2. Normal force ($\vec{N}$): The normal force acts perpendicular to the surface and counteracts the weight of the block. Since the block is at rest on a horizontal surface, the normal force will be equal in magnitude and opposite in direction to the weight of the block.

3. Frictional force ($F_f$): The frictional force acts parallel to the surface and opposes any tendency of motion between two surfaces in contact. The block is at rest on level ground, so there is no frictional force.

Note that the block is at rest on the surface, so the net force $\vec{F}_{net}$ acting on the block must be zero. As a result, all forces identified above must be drawn in equal magnitude.

Now that we have identified all forces acting on the block and their magnitudes qualitatively, we can draw a free-body diagram: Note: It's important to remember that free-body diagrams are simplified representations of the forces acting on an object. They do not include other factors such as air resistance or internal forces within the object.

Problem (2): A car of mass 1000 kg is moving with a constant velocity on a horizontal road. Draw the free-body diagram for the car.

Solution: To draw the free-body diagram for the car, we need to consider all the forces acting on it. In this case, since the car is moving with a constant velocity on a horizontal road, there are three main forces to consider:

1. Weight (W): This force is always acting vertically downwards. The weight can be represented by an arrow pointing downward from the center of the car.

2. Normal force ($N$): This force acts perpendicular to the surface of contact between the car and the road. Since the car is not accelerating vertically, the normal force must be equal in magnitude and opposite in direction to the weight. Therefore, it can be represented by an arrow pointing upward from the center of the car.

3. Frictional force ($f$): This force acts parallel to the surface of contact between the car and the road and opposes its motion. Since the car is moving at a constant velocity, this frictional force must be equal in magnitude and opposite in direction to any external forces that may try to slow down or speed up the car. The frictional force can be represented by an arrow pointing in a direction opposite to that of motion.

4. External force: in this case, the force produced by the engine is the one responsible for pushing the car forward. Here, we have denoted it by $F_{engine}$.

Overall, your free-body diagram for a car moving with constant velocity on a horizontal road should look like this: Problem (3): A person is standing on a weighing scale inside an elevator that is accelerating upwards at 2 m/s². Draw the free-body diagram for the person.

Solution: To draw the free-body diagram, we need to consider all the external forces acting on the person.

1. Weight ($\vec{w}=m\vec{g}$): The weight of the person acts vertically downward.

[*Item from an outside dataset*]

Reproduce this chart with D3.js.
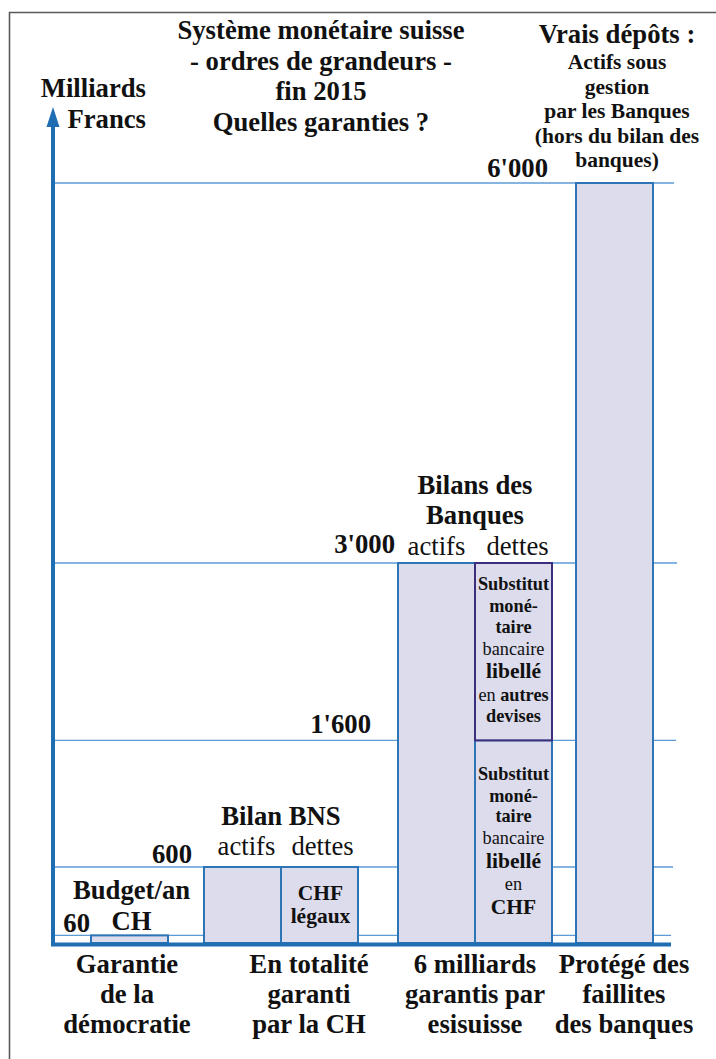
<!DOCTYPE html>
<html><head><meta charset="utf-8">
<script src="https://cdn.jsdelivr.net/npm/d3@7"></script>
<style>
html,body{margin:0;padding:0;background:#fff;}
svg{display:block;}
text{font-family:"Liberation Serif","Times New Roman",serif;fill:#111;}
</style></head>
<body>
<script>
// ---- data ----
const columns = ["budget", "bnsActifs", "bnsDettes", "banquesActifs", "banquesDettes", "depots"];
const barBase = [0, 0, 0, 0, 0, 0];
const barTop = [60, 600, 600, 3000, 1600, 6000];
const stackedBase = [1600];          // dettes en autres devises, from
const stackedTop = [3000];           // ... to
const tickValues = [60, 600, 1600, 3000, 6000];
const tickLabels = ["60", "600", "1'600", "3'000", "6'000"];
const groupLabels = [["Garantie", "de la", "démocratie"], ["En totalité", "garanti", "par la CH"], ["6 milliards", "garantis par", "esisuisse"], ["Protégé des", "faillites", "des banques"]];
const titleLines = ["Système monétaire suisse", "- ordres de grandeurs -", "fin 2015", "Quelles garanties ?"];
const unitLines = ["Milliards", "Francs"];

const W = 716, H = 1059;
const svg = d3.select("body").append("svg").attr("width", W).attr("height", H);

const y = d3.scaleLinear().domain([0, 6000]).range([943, 183]);
const x = d3.scaleOrdinal().domain(columns).range([91, 204, 281, 398, 475, 576]);
const bw = 77;
const groupX = d3.scaleOrdinal().domain([0, 1, 2, 3]).range([127, 309, 475, 624]);

const fill = "#dcdcec", barStroke = "#2e75b6", grid = "#5b9bd5", axisCol = "#1f6db3";
const BIG = 26.7, MED = 21.5, SMALL = 18.3;

// frame
svg.append("path").attr("d", `M9.5,${H + 2}V12.5H${W + 2}`).attr("fill", "none").attr("stroke", "#5a5a5a").attr("stroke-width", 1.6);

// grid lines
const gridEnd = { 60: 671, 600: 673, 1600: 676, 3000: 677, 6000: 674 };
svg.append("g").selectAll("line").data(tickValues).join("line")
  .attr("x1", 55).attr("x2", d => gridEnd[d])
  .attr("y1", d => y(d)).attr("y2", d => y(d))
  .attr("stroke", grid).attr("stroke-width", 1.4);

// bars
svg.append("g").selectAll("rect").data(columns).join("rect")
  .attr("x", d => x(d)).attr("width", bw)
  .attr("y", (d, i) => y(barTop[i])).attr("height", (d, i) => y(barBase[i]) - y(barTop[i]))
  .attr("fill", fill).attr("stroke", barStroke).attr("stroke-width", 2);
svg.append("g").selectAll("rect").data(stackedTop).join("rect")
  .attr("x", x("banquesDettes")).attr("width", bw)
  .attr("y", d => y(d)).attr("height", (d, i) => y(stackedBase[i]) - y(d))
  .attr("fill", fill).attr("stroke", "#3b2f7c").attr("stroke-width", 2);

// axes
svg.append("line").attr("x1", 51).attr("x2", 671).attr("y1", 944.5).attr("y2", 944.5).attr("stroke", axisCol).attr("stroke-width", 4);
svg.append("line").attr("x1", 53).attr("x2", 53).attr("y1", 946).attr("y2", 124).attr("stroke", axisCol).attr("stroke-width", 4);
svg.append("path").attr("d", "M53,107L59.5,127L46.5,127Z").attr("fill", axisCol);

function lines(g, arr, cx, y0, dy, size, weight) {
  arr.forEach((t, i) => {
    g.append("text").attr("x", cx).attr("y", y0 + i * dy).attr("text-anchor", "middle")
      .attr("font-size", size).attr("font-weight", weight || "bold").text(t);
  });
}
const T = svg.append("g");

// title
lines(T, titleLines, 321, 39, 30.5, BIG);
// unit
unitLines.forEach((t, i) => T.append("text").attr("x", 146).attr("y", 97 + i * 31).attr("text-anchor", "end")
  .attr("font-size", BIG).attr("font-weight", "bold").text(t));

// Vrais dépôts header
lines(T, ["Vrais dépôts :"], 617, 43, 0, BIG);
lines(T, ["Actifs sous", "gestion", "par les Banques", "(hors du bilan des", "banques)"], 617, 69, 24.6, MED);

// value labels
const tickLabelRight = { 60: 90, 600: 192, 1600: 371, 3000: 395, 6000: 548 };
const tickLabelDy = { 60: -3, 600: -4, 1600: -7, 3000: -10, 6000: -6 };
tickValues.forEach((v, i) => T.append("text").attr("x", tickLabelRight[v]).attr("y", y(v) + tickLabelDy[v])
  .attr("text-anchor", "end").attr("font-size", BIG).attr("font-weight", "bold").text(tickLabels[i]));

// group headers
lines(T, ["Budget/an", "CH"], x("budget") + bw / 2 + 2, 899, 31, BIG);
lines(T, ["Bilan BNS"], x("bnsDettes"), 825, 0, BIG);
lines(T, ["actifs"], x("bnsActifs") + bw / 2 + 4, 855, 0, BIG, "normal");
lines(T, ["dettes"], x("bnsDettes") + bw / 2 + 3, 855, 0, BIG, "normal");
lines(T, ["CHF", "légaux"], x("bnsDettes") + bw / 2 + 1, 900, 23, MED);
lines(T, ["Bilans des", "Banques"], x("banquesDettes"), 494, 30, BIG);
lines(T, ["actifs"], x("banquesActifs") + bw / 2, 555, 0, BIG, "normal");
lines(T, ["dettes"], x("banquesDettes") + bw / 2 + 4, 555, 0, BIG, "normal");

// inner labels for bank liabilities
function mixed(g, parts, cx, yy, defaultSize) {
  const t = g.append("text").attr("x", cx).attr("y", yy).attr("text-anchor", "middle");
  parts.forEach(p => t.append("tspan").attr("font-size", p[2] || defaultSize).attr("font-weight", p[1] ? "bold" : "normal").text(p[0]));
}
const cx = x("banquesDettes") + bw / 2;
const upper = [[["Substitut", 1]], [["moné-", 1]], [["taire", 1]], [["bancaire", 0]], [["libellé", 1, MED]], [["en ", 0], ["autres", 1]], [["devises", 1]]];
const upperY = [590, 612, 633, 655, 678, 701, 722];
upper.forEach((p, i) => mixed(T, p, cx, upperY[i], SMALL));
const lower = [[["Substitut", 1]], [["moné-", 1]], [["taire", 1]], [["bancaire", 0]], [["libellé", 1, MED]], [["en", 0]], [["CHF", 1, MED]]];
const lowerY = [780, 802, 822, 844, 868, 890, 914];
lower.forEach((p, i) => mixed(T, p, cx, lowerY[i], SMALL));

// bottom labels
groupLabels.forEach((arr, i) => lines(T, arr, groupX(i), 973, 30, BIG));
</script>
</body></html>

2. Normal force ($\vec{F}_N$): The normal force acts perpendicular to the surface of contact between the person and the weighing scale. It counteracts the weight of the person and prevents them from sinking into or falling through the scale. In this case, since there is an upward acceleration, the normal force will be greater (longer arrow) than just balancing out gravity (smaller arrow).

The elevator is accelerating upward, so according to Newton's second law of motion, there must be an upward net force. Hence, the magnitude of $\vec{F}_N$ will be greater than $\vec{w}$ due to upward acceleration, resulting in a net upward force on the person.

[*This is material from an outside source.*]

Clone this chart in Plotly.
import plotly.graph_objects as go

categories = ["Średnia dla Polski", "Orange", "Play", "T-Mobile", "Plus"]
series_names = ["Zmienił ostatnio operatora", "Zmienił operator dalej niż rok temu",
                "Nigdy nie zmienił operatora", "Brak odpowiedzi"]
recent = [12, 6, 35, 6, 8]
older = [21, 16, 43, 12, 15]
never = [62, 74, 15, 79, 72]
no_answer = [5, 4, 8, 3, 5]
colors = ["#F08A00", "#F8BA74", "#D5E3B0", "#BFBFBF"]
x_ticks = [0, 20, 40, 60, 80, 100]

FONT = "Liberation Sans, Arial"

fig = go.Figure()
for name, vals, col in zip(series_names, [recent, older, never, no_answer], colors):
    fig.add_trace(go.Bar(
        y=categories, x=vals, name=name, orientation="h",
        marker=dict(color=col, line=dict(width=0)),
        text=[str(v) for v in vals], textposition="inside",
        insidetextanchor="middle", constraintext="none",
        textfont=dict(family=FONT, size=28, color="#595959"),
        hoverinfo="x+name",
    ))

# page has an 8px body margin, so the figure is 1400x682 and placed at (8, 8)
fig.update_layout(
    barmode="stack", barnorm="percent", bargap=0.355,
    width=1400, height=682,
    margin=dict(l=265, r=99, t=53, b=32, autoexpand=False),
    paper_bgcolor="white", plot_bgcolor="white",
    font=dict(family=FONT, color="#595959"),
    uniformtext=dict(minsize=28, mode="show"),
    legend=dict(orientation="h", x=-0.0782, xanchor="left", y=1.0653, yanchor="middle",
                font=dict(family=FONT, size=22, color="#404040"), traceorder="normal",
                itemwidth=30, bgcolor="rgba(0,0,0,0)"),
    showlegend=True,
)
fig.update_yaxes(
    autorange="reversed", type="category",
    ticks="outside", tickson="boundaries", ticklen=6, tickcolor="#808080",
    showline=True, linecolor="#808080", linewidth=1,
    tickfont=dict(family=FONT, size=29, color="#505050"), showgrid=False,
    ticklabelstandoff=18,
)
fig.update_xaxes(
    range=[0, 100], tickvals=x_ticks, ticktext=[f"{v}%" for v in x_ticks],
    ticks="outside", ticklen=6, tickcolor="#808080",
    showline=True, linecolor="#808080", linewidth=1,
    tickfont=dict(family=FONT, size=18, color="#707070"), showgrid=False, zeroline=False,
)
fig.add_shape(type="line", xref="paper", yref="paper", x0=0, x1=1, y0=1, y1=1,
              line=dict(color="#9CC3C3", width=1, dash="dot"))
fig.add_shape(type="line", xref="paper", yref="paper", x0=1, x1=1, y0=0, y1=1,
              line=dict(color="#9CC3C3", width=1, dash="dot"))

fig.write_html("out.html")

The free body diagram for a person standing on a weighing scale inside an elevator accelerating upwards would look like this: Problem (4): In a rotating vertical cylinder (Rotor rider), a person feels as though they are being pressed against the wall with their back. Draw a free-body diagram for this case.

Solution: The forces acting on the person include the downward weight force ($\vec{w}$), the normal force ($\vec{F}_N$) directed away from the wall toward the center rotation, and the force of friction parallel to the wall and directed upward (opposing the downward weight force).

To create a clear representation of these forces, we can assemble them into a coordinate system, as shown in the figure below. This diagram is known as a free-body diagram for a rotating vertical wall. Problem (5): A ball of mass 0.5 kg is thrown vertically upward with an initial velocity of 10 m/s. Draw the free-body diagram for the ball at its highest point.

Solution: At the highest point of its trajectory, the ball is momentarily at rest. Therefore, the only force acting on it is the force of gravity pulling it downward.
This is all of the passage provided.